| WHAT YOU SHOULD DO |
Lines containing the string "page" are to be counted; report only how many there are.
····················
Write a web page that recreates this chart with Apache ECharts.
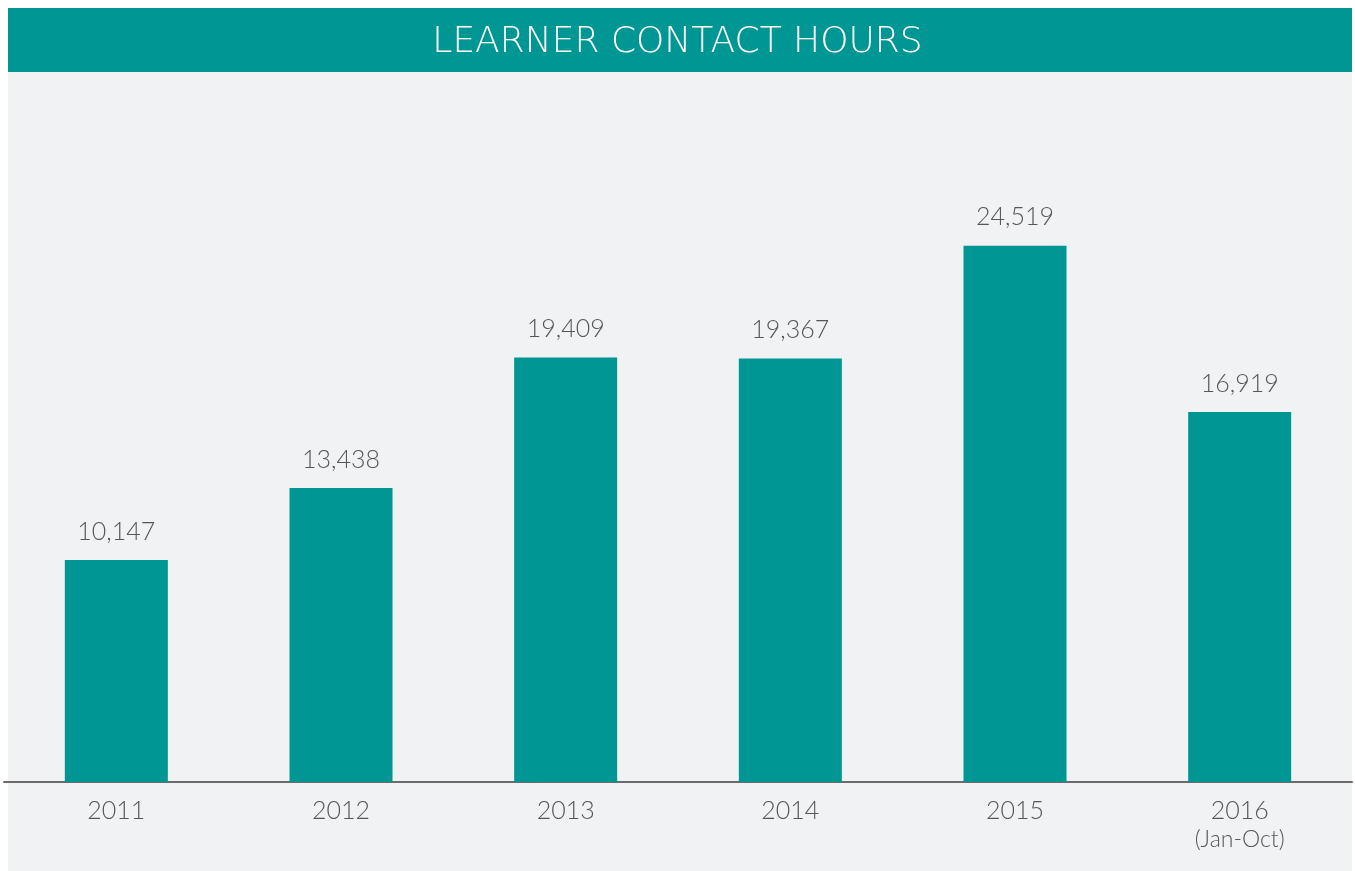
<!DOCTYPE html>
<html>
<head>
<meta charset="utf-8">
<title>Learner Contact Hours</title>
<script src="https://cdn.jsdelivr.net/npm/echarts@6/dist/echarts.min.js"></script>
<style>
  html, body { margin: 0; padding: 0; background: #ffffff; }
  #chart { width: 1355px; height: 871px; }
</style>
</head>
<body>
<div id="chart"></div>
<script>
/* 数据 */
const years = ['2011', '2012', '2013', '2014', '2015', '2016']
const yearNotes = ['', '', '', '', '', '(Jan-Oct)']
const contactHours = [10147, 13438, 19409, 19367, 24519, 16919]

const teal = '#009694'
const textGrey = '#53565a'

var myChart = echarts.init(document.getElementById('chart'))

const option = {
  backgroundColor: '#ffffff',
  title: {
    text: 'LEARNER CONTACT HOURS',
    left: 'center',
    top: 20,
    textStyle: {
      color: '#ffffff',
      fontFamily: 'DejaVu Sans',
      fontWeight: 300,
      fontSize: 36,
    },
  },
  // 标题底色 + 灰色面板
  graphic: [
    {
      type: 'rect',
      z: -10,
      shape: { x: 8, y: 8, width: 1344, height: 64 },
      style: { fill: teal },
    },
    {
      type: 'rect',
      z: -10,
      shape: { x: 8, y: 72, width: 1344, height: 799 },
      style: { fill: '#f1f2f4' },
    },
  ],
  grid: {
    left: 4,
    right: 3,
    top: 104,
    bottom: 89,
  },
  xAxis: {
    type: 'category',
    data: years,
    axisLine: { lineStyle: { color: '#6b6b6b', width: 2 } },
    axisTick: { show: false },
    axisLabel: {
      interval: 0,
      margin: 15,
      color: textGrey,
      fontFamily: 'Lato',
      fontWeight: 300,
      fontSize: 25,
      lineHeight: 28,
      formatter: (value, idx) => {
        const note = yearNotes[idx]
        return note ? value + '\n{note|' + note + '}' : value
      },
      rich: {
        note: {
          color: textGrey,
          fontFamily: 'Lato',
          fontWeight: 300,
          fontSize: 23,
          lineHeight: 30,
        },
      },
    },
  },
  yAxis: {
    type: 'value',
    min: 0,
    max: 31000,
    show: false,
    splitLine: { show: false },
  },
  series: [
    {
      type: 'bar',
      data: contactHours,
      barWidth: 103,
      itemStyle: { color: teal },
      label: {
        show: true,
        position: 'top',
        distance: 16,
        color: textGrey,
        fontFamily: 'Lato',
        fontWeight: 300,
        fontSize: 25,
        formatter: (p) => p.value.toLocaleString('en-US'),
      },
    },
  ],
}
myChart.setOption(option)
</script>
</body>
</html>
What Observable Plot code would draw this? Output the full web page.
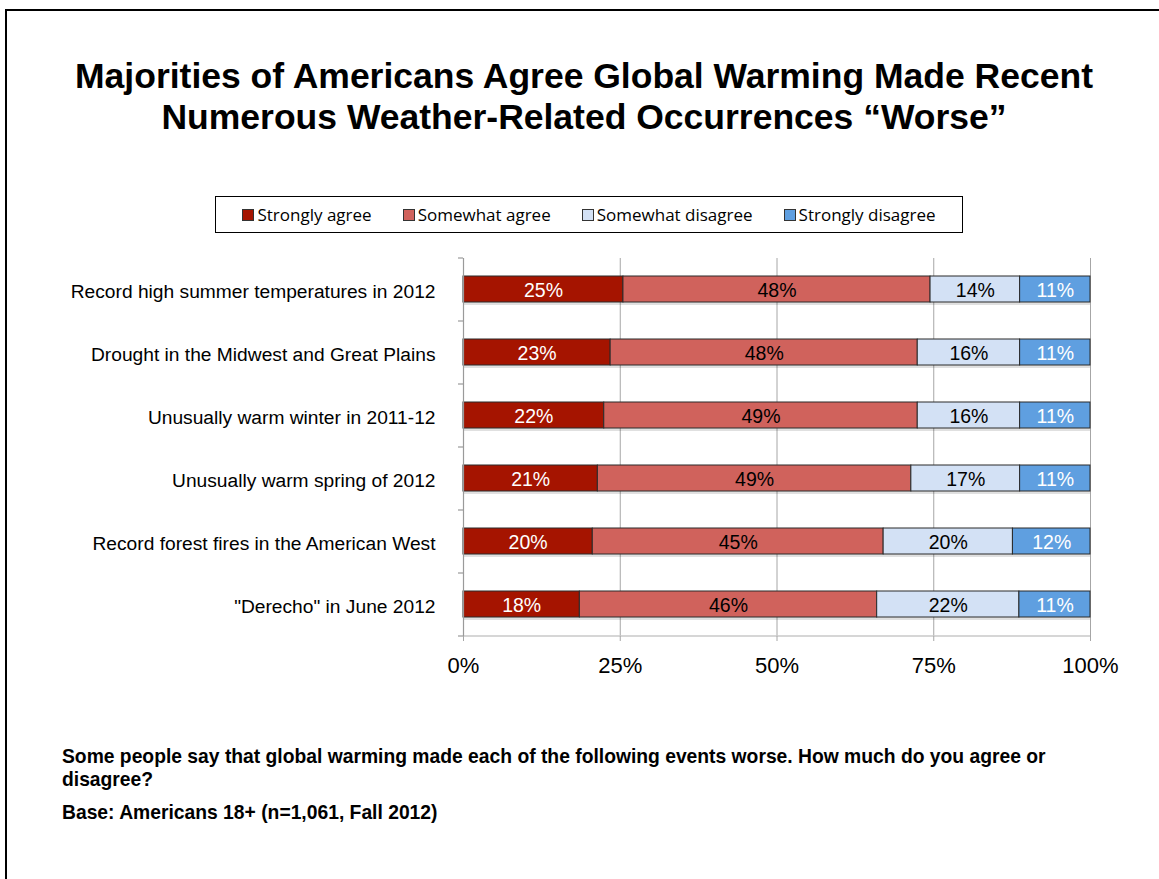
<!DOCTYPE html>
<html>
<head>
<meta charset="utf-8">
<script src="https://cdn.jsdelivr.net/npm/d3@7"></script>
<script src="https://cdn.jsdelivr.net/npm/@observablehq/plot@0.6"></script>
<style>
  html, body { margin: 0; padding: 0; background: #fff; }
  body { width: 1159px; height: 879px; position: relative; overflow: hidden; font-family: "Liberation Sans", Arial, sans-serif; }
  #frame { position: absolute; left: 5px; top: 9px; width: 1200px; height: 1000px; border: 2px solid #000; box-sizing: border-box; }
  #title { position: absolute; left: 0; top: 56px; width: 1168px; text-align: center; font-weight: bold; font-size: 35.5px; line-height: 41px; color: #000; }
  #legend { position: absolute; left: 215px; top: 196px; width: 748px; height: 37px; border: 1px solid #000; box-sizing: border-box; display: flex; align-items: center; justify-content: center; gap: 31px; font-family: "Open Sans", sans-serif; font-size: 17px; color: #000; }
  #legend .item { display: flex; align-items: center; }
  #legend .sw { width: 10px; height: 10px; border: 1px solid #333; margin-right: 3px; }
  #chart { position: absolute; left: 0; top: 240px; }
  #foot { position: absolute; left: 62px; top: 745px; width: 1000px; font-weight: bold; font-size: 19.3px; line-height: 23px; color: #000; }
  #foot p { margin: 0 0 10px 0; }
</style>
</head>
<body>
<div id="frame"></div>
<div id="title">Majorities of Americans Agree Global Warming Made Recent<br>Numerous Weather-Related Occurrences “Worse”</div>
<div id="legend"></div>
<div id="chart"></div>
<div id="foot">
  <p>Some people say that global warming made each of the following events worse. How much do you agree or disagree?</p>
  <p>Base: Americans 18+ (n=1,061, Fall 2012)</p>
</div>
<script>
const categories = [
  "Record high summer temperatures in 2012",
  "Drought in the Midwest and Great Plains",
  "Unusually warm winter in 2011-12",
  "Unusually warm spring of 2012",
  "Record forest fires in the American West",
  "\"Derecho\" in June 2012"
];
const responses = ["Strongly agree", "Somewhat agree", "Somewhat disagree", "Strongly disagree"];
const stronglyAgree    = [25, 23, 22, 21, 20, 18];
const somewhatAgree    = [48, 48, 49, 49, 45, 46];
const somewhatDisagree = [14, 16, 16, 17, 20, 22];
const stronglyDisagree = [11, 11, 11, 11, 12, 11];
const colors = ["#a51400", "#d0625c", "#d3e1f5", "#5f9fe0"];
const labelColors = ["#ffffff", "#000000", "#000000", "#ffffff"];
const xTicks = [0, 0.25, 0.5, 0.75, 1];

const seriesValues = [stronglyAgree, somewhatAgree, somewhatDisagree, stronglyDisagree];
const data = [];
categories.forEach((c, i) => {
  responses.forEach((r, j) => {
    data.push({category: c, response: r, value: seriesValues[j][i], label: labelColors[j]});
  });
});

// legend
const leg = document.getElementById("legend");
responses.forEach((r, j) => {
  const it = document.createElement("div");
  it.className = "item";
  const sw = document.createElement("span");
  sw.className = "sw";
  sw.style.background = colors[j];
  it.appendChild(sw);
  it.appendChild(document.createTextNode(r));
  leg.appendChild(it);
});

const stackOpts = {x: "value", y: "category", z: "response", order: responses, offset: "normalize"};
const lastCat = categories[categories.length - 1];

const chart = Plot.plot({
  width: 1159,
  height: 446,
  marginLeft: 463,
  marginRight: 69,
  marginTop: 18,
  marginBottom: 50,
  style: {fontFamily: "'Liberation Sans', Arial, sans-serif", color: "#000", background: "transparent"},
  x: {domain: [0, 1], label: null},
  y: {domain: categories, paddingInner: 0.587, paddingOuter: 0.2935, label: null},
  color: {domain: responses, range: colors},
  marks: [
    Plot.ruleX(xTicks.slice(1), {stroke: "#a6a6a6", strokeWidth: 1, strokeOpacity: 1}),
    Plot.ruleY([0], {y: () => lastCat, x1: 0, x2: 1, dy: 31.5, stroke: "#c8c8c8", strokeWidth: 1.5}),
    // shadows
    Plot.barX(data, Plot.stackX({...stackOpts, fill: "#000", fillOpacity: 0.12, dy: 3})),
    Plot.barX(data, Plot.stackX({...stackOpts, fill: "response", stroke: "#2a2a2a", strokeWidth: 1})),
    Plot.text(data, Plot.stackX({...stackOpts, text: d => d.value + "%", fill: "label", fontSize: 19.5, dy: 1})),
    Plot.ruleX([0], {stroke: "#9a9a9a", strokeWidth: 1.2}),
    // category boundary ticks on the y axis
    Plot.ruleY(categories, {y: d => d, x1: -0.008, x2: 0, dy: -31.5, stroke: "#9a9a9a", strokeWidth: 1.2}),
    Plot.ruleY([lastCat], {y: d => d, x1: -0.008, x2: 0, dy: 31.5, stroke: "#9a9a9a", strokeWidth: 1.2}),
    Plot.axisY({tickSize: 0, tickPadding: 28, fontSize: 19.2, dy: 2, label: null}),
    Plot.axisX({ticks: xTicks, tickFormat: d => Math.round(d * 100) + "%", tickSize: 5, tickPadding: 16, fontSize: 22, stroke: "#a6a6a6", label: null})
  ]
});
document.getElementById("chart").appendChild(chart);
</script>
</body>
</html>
····················
| FINAL RESULT |
2